On the black market, an arrow key is sold for $5,000 to $10,000. The median income of the geographical area of collection boxes that can be opened affects the market price. It’s not surprising, then, that affluent Bethesda, Potomac and Chevy Chase have received unusual criminal activity, according to the Evidence-Based Cybersecurity Research Group at Georgia State University. Areas of Prince George’s and Montgomery counties have been targeted as well.
Some of those arrow keys can open blue collection boxes across an entire ZIP code, according to the U.S. Postal Inspection Service. Stolen unwashed checks can be purchased for as little as $100 on the black market. Business checks, for more.

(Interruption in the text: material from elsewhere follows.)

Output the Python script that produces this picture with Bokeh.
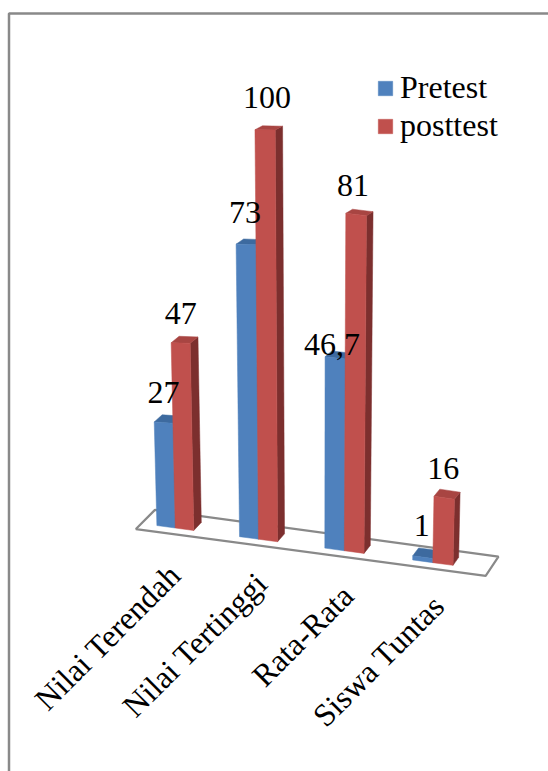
from bokeh.core.properties import value as fixed
from bokeh.embed import file_html
from bokeh.models import ColumnDataSource, Legend, LegendItem
from bokeh.plotting import figure
from bokeh.resources import INLINE

categories = ["Nilai Terendah", "Nilai Tertinggi", "Rata-Rata", "Siswa Tuntas"]
pretest = [27, 73, 46.7, 1]
posttest = [47, 100, 81, 16]
pretest_labels = ["27", "73", "46,7", "1"]
posttest_labels = ["47", "100", "81", "16"]

WIDTH, HEIGHT = 548, 771
FONT = "Liberation Serif"
GREY = "#898989"

# Bar half-footprint along the category axis and floor extents, in chart units.
BAR_W = 0.225
FLOOR_U = (0.085, 4.125)
FLOOR_D = (-0.7, 1.7)
# Gap between a bar's top and its value label, per series and category.
PRE_LIFT = [30, 32, 13, 32]
POST_LIFT = [30, 32, 29, 29]
PRE_SHIFT = [0, -1, -3, -1]
POST_SHIFT = [0, 2, -3, -1]
# Fine placement of the slanted category names.
CAT_SHIFT_X = [5, 8, 8, 10]
CAT_SHIFT_Y = [36, 33, 34, 32]


def project(u, d, v, height_trim=0.0):
    """Oblique camera: u runs along the categories, d into the floor, v up."""
    base_x = 134.1 + 80.65 * u + 1.3 * u * u
    x = base_x + d * (9 - 0.0075 * base_x)
    y = 504 + 0.1345 * base_x + d * (-8 + 0.05 * v)
    unit = 4.17 - 6e-6 * (x - 370) ** 2 - height_trim
    return x + (x - 315) * 0.00062 * v, y - unit * v


def bar_faces(values, u_start, trim):
    faces = {"front": ([], []), "top": ([], []), "side": ([], [])}
    for i, v in enumerate(values):
        u0, u1 = i + u_start, i + u_start + BAR_W
        corners = {
            "front": [(u0, 0, 0), (u1, 0, 0), (u1, 0, v), (u0, 0, v)],
            "top": [(u0, 0, v), (u1, 0, v), (u1, 1, v), (u0, 1, v)],
            "side": [(u1, 0, 0), (u1, 1, 0), (u1, 1, v), (u1, 0, v)],
        }
        for name, pts in corners.items():
            xy = [project(*p, trim) for p in pts]
            faces[name][0].append([q[0] for q in xy])
            faces[name][1].append([q[1] for q in xy])
    return faces


p = figure(width=WIDTH, height=HEIGHT, x_range=(0, WIDTH), y_range=(HEIGHT, 0),
           output_backend="svg", toolbar_location=None, min_border=0)
p.axis.visible = False
p.grid.visible = False
p.outline_line_color = None

# Frame of the chart area, cut off by the page on the right and at the bottom.
p.line([8.5, 8.5, WIDTH], [HEIGHT, 13, 13], line_color=GREY, line_width=2.5)

# Floor of the 3D plot.
floor = [project(FLOOR_U[0], FLOOR_D[0], 0), project(FLOOR_U[1], FLOOR_D[0], 0),
         project(FLOOR_U[1], FLOOR_D[1], 0), project(FLOOR_U[0], FLOOR_D[1], 0)]
p.patch([c[0] for c in floor], [c[1] for c in floor], fill_color="white",
        line_color=GREY, line_width=2.2)

series = [
    (pretest, 0.5 - BAR_W, 0.06, "#4f81bd", "#3d6a9f", "#34587f"),
    (posttest, 0.5, 0.0, "#c0504d", "#a84542", "#7c2f2e"),
]
legend_items = []
for values, start, trim, front, top, side in series:
    faces = bar_faces(values, start, trim)
    p.patches(*faces["side"], fill_color=side, line_color=side, line_width=0.5)
    p.patches(*faces["top"], fill_color=top, line_color=top, line_width=0.5)
    fronts = p.patches(*faces["front"], fill_color=front, line_color=front, line_width=0.5)
    legend_items.append(fronts)

# Value labels above each bar.
label_x, label_y, label_text = [], [], []
for values, labels, start, trim, lifts, shifts in [
    (pretest, pretest_labels, 0.5 - BAR_W, 0.06, PRE_LIFT, PRE_SHIFT),
    (posttest, posttest_labels, 0.5, 0.0, POST_LIFT, POST_SHIFT),
]:
    for i, v in enumerate(values):
        x, y = project(i + start + BAR_W / 2, 0, v, trim)
        label_x.append(x + shifts[i])
        label_y.append(y - lifts[i])
        label_text.append(labels[i])
p.text(x="x", y="y", text="t", source=ColumnDataSource(dict(x=label_x, y=label_y, t=label_text)),
       text_font=fixed(FONT), text_font_size="32px", text_color="black",
       text_align="center", text_baseline="middle")

# Category names, slanted and ending just under the floor.
cat_x, cat_y = [], []
for i in range(len(categories)):
    x, y = project(i + 0.5, FLOOR_D[0], 0)
    cat_x.append(x + CAT_SHIFT_X[i])
    cat_y.append(y + CAT_SHIFT_Y[i])
p.text(x="x", y="y", text="t", source=ColumnDataSource(dict(x=cat_x, y=cat_y, t=categories)),
       angle=45, angle_units="deg", text_font=fixed(FONT), text_font_size="32px",
       text_color="black", text_align="right", text_baseline="middle")

legend = Legend(
    items=[LegendItem(label="Pretest", renderers=[legend_items[0]]),
           LegendItem(label="posttest", renderers=[legend_items[1]])],
    location=(376, 771 - 144), orientation="vertical", border_line_color=None,
    background_fill_alpha=0, glyph_width=18, glyph_height=18, label_standoff=6,
    label_text_font=FONT, label_text_font_size="32px", label_text_color="black",
    spacing=1, padding=0, margin=0, label_height=33,
)
p.add_layout(legend, "center")

open("out.html", "w").write(file_html(p, INLINE))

In May, USPS announced plans for a safer mail initiative. It includes the installation of 12,000 high security blue collection boxes nationwide. There will be 50,000 electronic locks to replace the antiquated arrow locks. How soon the new initiative will be implemented is unclear.
There’s lots of wisdom in never mailing a check in a residential mailbox, or in one of the blue collection boxes.
Instead, inside the post office is better, but not foolproof. I mailed my check to the IRS from inside a local post office, but the check never reached the IRS. What happened to my check remains a mystery. The USPS Office of the Inspector General has told me that it’s a very small number of postal employees who have been found to “abuse the public trust.”
So, to recap: Online payments whenever possible, and high-security ink for paper checks when it’s not. Avoid blue collection boxes. And know for certain that nothing can replace the vigilance of eyes-on photo-images of cleared checks — front and back — as soon as possible after they are presented for payment.